Mujirushi, Le signe des rêves 1. Tome 1

D eux traits parallèles, reliés obliquement par des segments à leurs extrémités et une autre paire à l’intérieur. Tel est le signe mystérieux suivi obstinément par Takashi Kamoda, gérant en faillite et largué par sa femme, malgré les doutes de sa fillette. Au détour des ruelles tokyoïtes, le duo arrive devant un immeuble délabré où ils font la connaissance d’un personnage pittoresque. Alors que Kasumi reste perplexe face à ce « directeur » autoproclamé, son père en boit les paroles. Voilà que se déploie le mirage de Paris, du Louvre, d’un tableau connu, de sa copie et d’une drôle de pierre portant une marque étrange. Et, à la clé, un voyage… Arnaque ou pas, tout cela fleure les soucis.

Couverture cartonnée rigide, papier de qualité, premières planches en couleur, Mujirushi. Le signe des rêves a bénéficié d’un travail éditorial soigné de la part de Futuropolis. Le diptyque de Naoki Urasawa (Monster, 20th Century Boys, Billy Bat) rejoint les rangs de la collection consacrée à l’un des plus grands musées au monde et y retrouve les œuvres que d’autres mangakas renommés (Jiro Taniguchi avec Les gardiens du Louvre ou encore Hirohiko Araki avec Rohan au Louvre) ont consacré à ce lieu légendaire.

S’appropriant totalement le sujet, l’artiste livre une de ces histoires dont il a le secret, à la fois mystérieuse et marquée par un humour mordant. Dès le début, il crée une atmosphère singulière et campe les principaux protagonistes : le loser, crédule absolu, sa fille dotée de sagesse malgré son âge tendre et l’énigmatique « Monsieur le directeur ». Ce dernier rappelle en fait une figure bien connue des Japonais, Iyami, amusant escroc francophile créé par Fujio Akatuska. À lui seul, le dandy assure le spectacle à coups de poses théâtrales et de tics langagiers. Les « Frââânce », « pardi » et « sans façon » ponctuent chacune de ses répliques et en deviennent horripilants. Mais cela participe pleinement à l’excentricité du personnage et joue sur la corde comique. D’autres jolies trouvailles, pleines de piquant, s’y ajoutent, telle l’intervention d’une madame Bardot ou l’évocation d’une Berverley Duncan, très convaincant ersatz féminin d'un président états-unien…

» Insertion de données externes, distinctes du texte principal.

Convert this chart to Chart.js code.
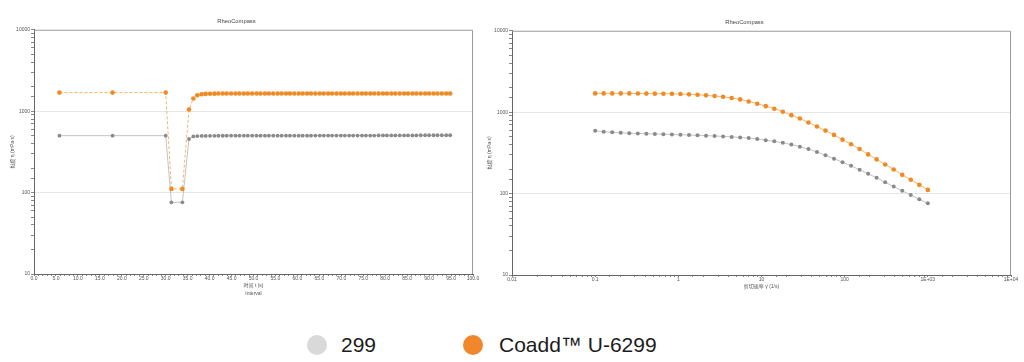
<!DOCTYPE html>
<html><head><meta charset="utf-8">
<script src="https://cdn.jsdelivr.net/npm/chart.js@4.4.1/dist/chart.umd.min.js"></script>
<style>
html,body{margin:0;padding:0;background:#fff;width:1024px;height:362px;overflow:hidden;}
#c1{position:absolute;left:0;top:0;}
#c2{position:absolute;left:478px;top:0;}
.lg{position:absolute;top:334px;font-family:"Liberation Sans",Arial,sans-serif;font-size:21px;line-height:21px;color:#1c1c1c;white-space:nowrap}
.dot{position:absolute;top:335px;width:20px;height:20px;border-radius:50%}
</style></head><body>
<canvas id="c1" width="484" height="300"></canvas>
<canvas id="c2" width="546" height="300"></canvas>
<div class="dot" style="left:307px;background:#d9d9d9"></div>
<div class="lg" id="lg1" style="left:341px"></div>
<div class="dot" style="left:463px;background:#f0872c"></div>
<div class="lg" id="lg2" style="left:499px"></div>
<script>
// ---- data ----
const seriesNames = ['299', 'Coadd™ U-6299'];
const chartTitle = 'RheoCompass';
const yAxisTitle = '黏度 η (mPa·s)';
const timeAxisTitle = ['时间 t (s)', 'Interval'];
const rateAxisTitle = '剪切速率 γ̇ (1/s)';
const yTickLabels = ['10', '100', '1000', '10000'];
const rateTickLabels = ['0.01', '0.1', '1', '10', '100', '1E+03', '1E+04'];

// Chart 1: three-interval thixotropy test (time in s)
const timeS = [5.8, 17.9, 30.0, 31.3, 33.8,
  35.3, 36.3, 37.2, 38.2, 39.1, 40.1, 41.1, 42.0, 43.0, 43.9,
  44.9, 45.9, 46.8, 47.8, 48.7, 49.7, 50.7, 51.6, 52.6, 53.5,
  54.5, 55.5, 56.4, 57.4, 58.3, 59.3, 60.3, 61.2, 62.2, 63.1,
  64.1, 65.1, 66.0, 67.0, 67.9, 68.9, 69.9, 70.8, 71.8, 72.7,
  73.7, 74.7, 75.6, 76.6, 77.5, 78.5, 79.5, 80.4, 81.4, 82.3,
  83.3, 84.3, 85.2, 86.2, 87.1, 88.1, 89.1, 90.0, 91.0, 91.9,
  92.9, 93.9, 94.8];
const visc299Time = [500, 500, 500, 76, 76,
  455, 490, 494, 496, 497, 498, 498, 499, 499, 500,
  500, 500, 500, 500, 500, 500, 500, 500, 500, 500,
  500, 500, 500, 500, 500, 500, 500, 500, 500, 500,
  502, 502, 502, 502, 502, 502, 502, 502, 502, 502,
  502, 502, 502, 502, 502, 504, 504, 504, 504, 504,
  504, 504, 504, 504, 504, 506, 506, 506, 506, 506,
  506, 506, 506];
const viscCoaddTime = [1690, 1690, 1690, 111, 111,
  1050, 1430, 1570, 1615, 1630, 1638, 1642, 1645, 1648, 1650,
  1650, 1650, 1650, 1650, 1650, 1650, 1650, 1650, 1650, 1650,
  1650, 1650, 1650, 1650, 1650, 1650, 1650, 1650, 1650, 1650,
  1650, 1650, 1650, 1650, 1650, 1650, 1650, 1650, 1650, 1650,
  1650, 1650, 1650, 1650, 1650, 1650, 1650, 1650, 1650, 1650,
  1650, 1650, 1650, 1650, 1650, 1650, 1650, 1650, 1650, 1650,
  1650, 1650, 1650];

// Chart 2: flow curve (shear rate in 1/s)
const rateS = [0.1, 0.1266, 0.1603, 0.203, 0.2572, 0.3257, 0.4125, 0.5223, 0.6615, 0.8377,
  1.061, 1.344, 1.701, 2.154, 2.728, 3.455, 4.375, 5.541, 7.017, 8.886,
  11.25, 14.25, 18.05, 22.86, 28.94, 36.65, 46.42, 58.78, 74.44, 94.27,
  119.4, 151.2, 191.5, 242.4, 307, 388.8, 492.4, 623.5, 789.6, 1000];
const visc299Rate = [590, 575, 565, 558, 552, 548, 544, 540, 536, 532,
  528, 524, 520, 515, 510, 504, 497, 490, 481, 468,
  453, 438, 420, 400, 377, 352, 325, 296, 268, 243,
  219, 196, 175, 156, 138, 122, 108, 96, 85, 76];
const viscCoaddRate = [1700, 1700, 1700, 1700, 1700, 1695, 1690, 1688, 1685, 1680,
  1670, 1655, 1635, 1610, 1580, 1545, 1495, 1435, 1355, 1270,
  1186, 1102, 1011, 919, 836, 746, 666, 594, 526, 460,
  403, 353, 303, 263, 228, 198, 170, 148, 128, 111];

// ---- styling ----
const FONT = '"Liberation Sans","Noto Sans CJK SC",Arial,sans-serif';
const GRAY_PT = '#8a8a8a', GRAY_LN = '#c4c4c4';
const ORG_PT = '#ef8b22', ORG_LN = '#f5b36c';

document.getElementById('lg1').textContent = seriesNames[0];
document.getElementById('lg2').textContent = seriesNames[1];

const framePlugin = {
  id: 'frame',
  beforeDatasetsDraw(chart) {
    const {ctx, chartArea: a} = chart;
    ctx.save();
    ctx.strokeStyle = '#9a9a9a';
    ctx.lineWidth = 1;
    ctx.beginPath();
    ctx.moveTo(a.left, a.top + 0.5);
    ctx.lineTo(a.right - 0.5, a.top + 0.5);
    ctx.lineTo(a.right - 0.5, a.bottom);
    ctx.stroke();
    ctx.restore();
  }
};

function isDecade(v) { const e = Math.log10(v); return Math.abs(e - Math.round(e)) < 1e-9; }

function yScale(titlePad) {
  return {
    type: 'logarithmic', min: 10, max: 10000,
    afterFit(s) { s.width = 34; },
    title: {display: true, text: yAxisTitle, font: {size: 5, family: FONT}, color: '#555', padding: {top: titlePad, bottom: 0}},
    ticks: {autoSkip: false, font: {size: 5, family: FONT}, color: '#555', padding: 1,
      callback(v) { return isDecade(v) ? yTickLabels[Math.round(Math.log10(v)) - 1] : ''; }},
    grid: {color: c => (c.tick && (c.tick.value === 100 || c.tick.value === 1000)) ? '#e6e6e6' : 'rgba(0,0,0,0)',
      tickColor: '#888', tickLength: 3, lineWidth: 1},
    border: {display: true, color: '#666'}
  };
}

function titleOpts(pTop) {
  return {display: true, text: chartTitle, font: {size: 5.8, family: FONT, weight: 'normal'}, color: '#444',
    padding: {top: pTop, bottom: 4.4}};
}

function ds(label, xs, ys, ptColor, lnColor, r, dash) {
  return {label, data: xs.map((x, i) => ({x, y: ys[i]})), borderColor: lnColor, borderWidth: 1,
    borderDash: dash, pointRadius: r, pointBackgroundColor: ptColor, pointBorderWidth: 0, tension: 0};
}

new Chart(document.getElementById('c1'), {
  type: 'line',
  data: {datasets: [
    ds(seriesNames[1], timeS, viscCoaddTime, ORG_PT, ORG_LN, 2.3, [3, 2]),
    ds(seriesNames[0], timeS, visc299Time, GRAY_PT, GRAY_LN, 1.9, [])
  ]},
  options: {
    responsive: false, animation: false, devicePixelRatio: 1,
    layout: {padding: {left: 0, right: 11, top: 0, bottom: 0}},
    plugins: {legend: {display: false}, tooltip: {enabled: false}, title: titleOpts(18.4)},
    scales: {
      x: {type: 'linear', min: 0, max: 100,
        afterFit(s) { s.height = 26; s.paddingLeft = 0; s.paddingRight = 0; },
        ticks: {stepSize: 1, autoSkip: false, maxRotation: 0, minRotation: 0, font: {size: 5, family: FONT}, color: '#555', padding: 0,
          callback(v) { return (Math.round(v) % 5 === 0) ? Number(v).toFixed(1) : ''; }},
        grid: {color: 'rgba(0,0,0,0)', tickColor: '#888', tickLength: 2},
        border: {display: true, color: '#666'},
        title: {display: true, text: timeAxisTitle, font: {size: 5, family: FONT, lineHeight: 1.6}, color: '#555', padding: {top: 0, bottom: 2}}
      },
      y: yScale(9.4)
    }
  },
  plugins: [framePlugin]
});

new Chart(document.getElementById('c2'), {
  type: 'line',
  data: {datasets: [
    ds(seriesNames[1], rateS, viscCoaddRate, ORG_PT, ORG_LN, 2.3, []),
    ds(seriesNames[0], rateS, visc299Rate, GRAY_PT, GRAY_LN, 2.0, [])
  ]},
  options: {
    responsive: false, animation: false, devicePixelRatio: 1,
    layout: {padding: {left: 0, right: 13, top: 0, bottom: 0}},
    plugins: {legend: {display: false}, tooltip: {enabled: false}, title: titleOpts(19.4)},
    scales: {
      x: {type: 'logarithmic', min: 0.01, max: 10000,
        afterFit(s) { s.height = 25; s.paddingLeft = 0; s.paddingRight = 0; },
        ticks: {autoSkip: false, maxRotation: 0, minRotation: 0, font: {size: 5, family: FONT}, color: '#555', padding: 0,
          callback(v) { return isDecade(v) ? rateTickLabels[Math.round(Math.log10(v)) + 2] : ''; }},
        grid: {color: 'rgba(0,0,0,0)', tickColor: '#888', tickLength: 2},
        border: {display: true, color: '#666'},
        title: {display: true, text: rateAxisTitle, font: {size: 5, family: FONT}, color: '#555', padding: {top: 0, bottom: 10.3}}
      },
      y: yScale(8.4)
    }
  },
  plugins: [framePlugin]
});
</script>
</body></html>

Outre cette galerie haute en couleur, Urasawa livre aussi sa vision du Louvre et de ses trésors. Il le met minutieusement en scène, imaginant une fable rocambolesque pour expliquer la construction de la pyramide centrale (devinez quel esthète nippon a susurré l’idée à Mitterrand…), entraînant le lecteur dans les couloirs officiels où se succèdent les œuvres d’art, aussi bien que dans les passages sombres accessibles seulement aux employés et au service de sécurité. Progressivement, l’intrigue prend son envol, au propre comme au figuré, tandis que de nouvelles rencontres se nouent et les questions continuer d’affluer à la fin du premier volet. Enfin, graphiquement, le lecteur retrouve la patte du maître. Son trait est vif et expressif, ses cadrages et perspectives sont variés, et ses décors précis rendent justice à la Ville Lumière et au fleuron qu’est son plus grand musée.

Avec son ton décalé qui fait sourire, Mujirushi. Le signe des rêves constitue une lecture divertissante.